## GIVEN INSTRUCTION
Copy from the first line below down to and including the line with "plt.rcParams['mathtext.it'] = 'Liberation". Skip the pictures.

## DATASET CONTENT
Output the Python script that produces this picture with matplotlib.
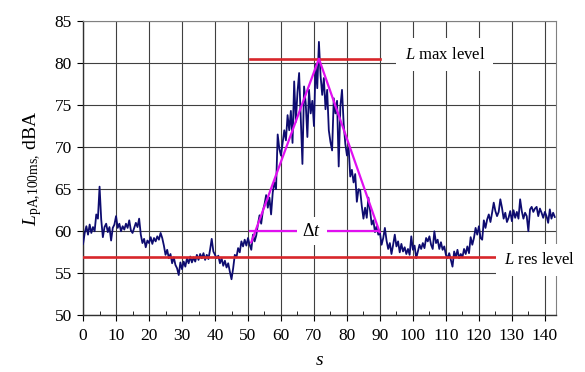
import numpy as np
import matplotlib
matplotlib.use("Agg")
import matplotlib.pyplot as plt

plt.rcParams['font.family'] = ['Liberation Serif', 'DejaVu Serif']
plt.rcParams['mathtext.fontset'] = 'custom'
plt.rcParams['mathtext.rm'] = 'Liberation Serif'
plt.rcParams['mathtext.it'] = 'Liberation Serif:italic'

# sound level L_pA,100ms, one value every 0.5 s from 0 s
t_start = 0.0
t_step = 0.5
level = [
    # 0 - 9.5 s
    58.5, 59.8, 60.6, 59.6, 60.8, 59.8, 60.5, 60.0, 62.0, 61.5,
    65.3, 61.4, 59.3, 60.5, 60.9, 59.9, 60.5, 58.9, 60.4, 60.8,
    # 10 - 19.5 s
    61.8, 60.4, 60.9, 60.0, 60.6, 60.2, 60.9, 60.4, 61.3, 60.1,
    59.8, 60.4, 61.0, 60.5, 61.5, 59.6, 58.6, 59.1, 58.1, 58.9,
    # 20 - 29.5 s
    58.6, 59.3, 58.5, 59.2, 58.8, 59.4, 59.0, 59.8, 59.2, 58.3,
    57.2, 57.8, 56.8, 57.3, 56.2, 56.9, 56.0, 55.6, 54.8, 56.3,
    # 30 - 39.5 s
    55.5, 56.4, 55.8, 56.8, 56.2, 57.0, 56.3, 56.9, 56.4, 57.2,
    56.6, 57.3, 56.8, 57.4, 56.6, 57.2, 56.7, 57.8, 59.1, 57.6,
    # 40 - 49.5 s
    57.2, 56.8, 57.1, 56.2, 56.8, 55.9, 56.5, 55.7, 56.2, 55.2,
    54.3, 55.6, 57.2, 56.9, 58.0, 57.5, 58.8, 58.2, 59.0, 58.3,
    # 50 - 59.5 s
    59.2, 58.4, 57.8, 59.6, 58.8, 59.5, 60.8, 61.9, 60.9, 62.4,
    63.2, 64.3, 62.8, 64.0, 62.0, 64.6, 65.8, 65.0, 71.5, 69.8,
    # 60 - 69.5 s
    69.0, 70.5, 72.0, 70.8, 73.8, 72.0, 74.3, 70.5, 77.8, 73.0,
    76.5, 78.8, 73.5, 68.0, 77.2, 75.2, 71.2, 76.8, 74.0, 75.5,
    # 70 - 79.5 s
    72.5, 79.8, 77.0, 82.5, 78.5, 76.2, 78.2, 74.5, 76.8, 72.0,
    70.6, 69.6, 75.8, 74.0, 75.5, 67.7, 74.8, 76.8, 72.8, 70.4,
    # 80 - 89.5 s
    69.0, 70.0, 66.5, 67.3, 65.8, 66.8, 63.5, 65.0, 64.9, 63.0,
    61.5, 62.8, 61.6, 64.0, 62.5, 60.8, 61.3, 59.9, 60.6, 59.6,
    # 90 - 99.5 s
    59.8, 58.4, 59.2, 60.4, 58.9, 57.9, 58.6, 57.3, 58.4, 59.6,
    58.2, 58.8, 57.5, 58.5, 57.6, 58.1, 57.3, 57.9, 57.2, 59.4,
    # 100 - 109.5 s
    57.8, 58.3, 56.8, 57.6, 58.4, 57.9, 58.6, 58.0, 59.2, 58.8,
    59.4, 58.4, 57.9, 60.0, 58.6, 59.0, 57.9, 58.7, 57.8, 58.2,
    # 110 - 119.5 s
    57.2, 56.8, 57.4, 56.6, 55.8, 57.6, 56.9, 57.8, 56.8, 57.3,
    56.9, 57.9, 57.3, 58.2, 57.4, 59.3, 58.4, 59.2, 60.4, 59.6,
    # 120 - 129.5 s
    60.6, 59.2, 59.0, 61.3, 60.4, 61.4, 62.0, 61.1, 62.2, 63.4,
    62.4, 61.8, 62.3, 63.8, 62.8, 61.5, 62.2, 61.1, 61.6, 62.4,
    # 130 - 143 s
    61.2, 62.5, 61.6, 62.3, 61.5, 63.8, 62.4, 61.5, 62.2, 61.8,
    60.0, 62.6, 62.9, 62.3, 62.7, 62.9, 61.8, 62.7, 62.2, 61.6,
    62.3, 61.8, 61.0, 62.6, 61.5, 62.2, 61.7,
]

# construction lines
lmax_level = 80.5
lmax_span = [50.5, 90.0]
lres_level = 57.0
lres_span = [0.0, 126.7]
tri_s = [51.0, 71.5, 89.9]
tri_l = [58.7, 80.5, 59.9]
dt_level = 60.0
dt_span = [50.5, 89.4]

t = t_start + t_step * np.arange(len(level))

fig = plt.figure(figsize=(5.85, 3.72), dpi=100)
ax = fig.add_axes([0.142, 0.152, 0.808, 0.792])

ax.plot(t, level, color='#0e0c70', lw=1.3, zorder=3)
ax.plot(lres_span, [lres_level, lres_level], color='#d8262a', lw=1.9, zorder=4)
ax.plot(lmax_span, [lmax_level, lmax_level], color='#d8262a', lw=1.9, zorder=4)
ax.plot(tri_s, tri_l, color='#e010f0', lw=1.6, zorder=5)
ax.plot(dt_span, [dt_level, dt_level], color='#e010f0', lw=1.6, zorder=5)

box = dict(facecolor='white', edgecolor='none', pad=4)
ax.text(69.3, dt_level, r'$\Delta t$', fontsize=13, ha='center', va='center',
        bbox=box, zorder=6)
ax.text(97.5, 81.0, r'$L$ max level', fontsize=12, ha='left', va='center',
        bbox=dict(facecolor='white', edgecolor='none', pad=6), zorder=6)
ax.text(127.6, 56.6, r'$L$ res level', fontsize=12, ha='left', va='center',
        bbox=dict(facecolor='white', edgecolor='none', pad=6), zorder=6,
        clip_on=False)

ax.set_xlim(0, 143.3)
ax.set_ylim(50, 85)
ax.set_xticks(np.arange(0, 141, 10))
ax.set_xticks(np.arange(5, 141, 10), minor=True)
ax.set_yticks(np.arange(50, 86, 5))
ax.grid(True, which='major', color='#404040', lw=0.8, zorder=0)
ax.set_axisbelow(True)
ax.tick_params(axis='x', which='major', direction='out', length=4, labelsize=12.5, pad=5)
ax.tick_params(axis='x', which='minor', direction='in', length=3)
ax.tick_params(axis='y', which='major', direction='out', length=4, labelsize=12.5, pad=4)

for side in ['top', 'right']:
    ax.spines[side].set_color('#808080')
for side in ['left', 'bottom']:
    ax.spines[side].set_color('#303030')
    ax.spines[side].set_linewidth(1.0)

ax.set_xlabel(r'$s$', fontsize=14, labelpad=6)
ax.set_ylabel(r'$L$$_{\rm pA{,}100ms{,}}$ dBA', fontsize=14, labelpad=8)

fig.savefig('out.png', dpi=100)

## SOLUTION TO THE EXERCISE
Output the Python script that produces this picture with matplotlib.
import numpy as np
import matplotlib
matplotlib.use("Agg")
import matplotlib.pyplot as plt

plt.rcParams['font.family'] = ['Liberation Serif', 'DejaVu Serif']
plt.rcParams['mathtext.fontset'] = 'custom'
plt.rcParams['mathtext.rm'] = 'Liberation Serif'
plt.rcParams['mathtext.it'] = 'Liberation Serif:italic'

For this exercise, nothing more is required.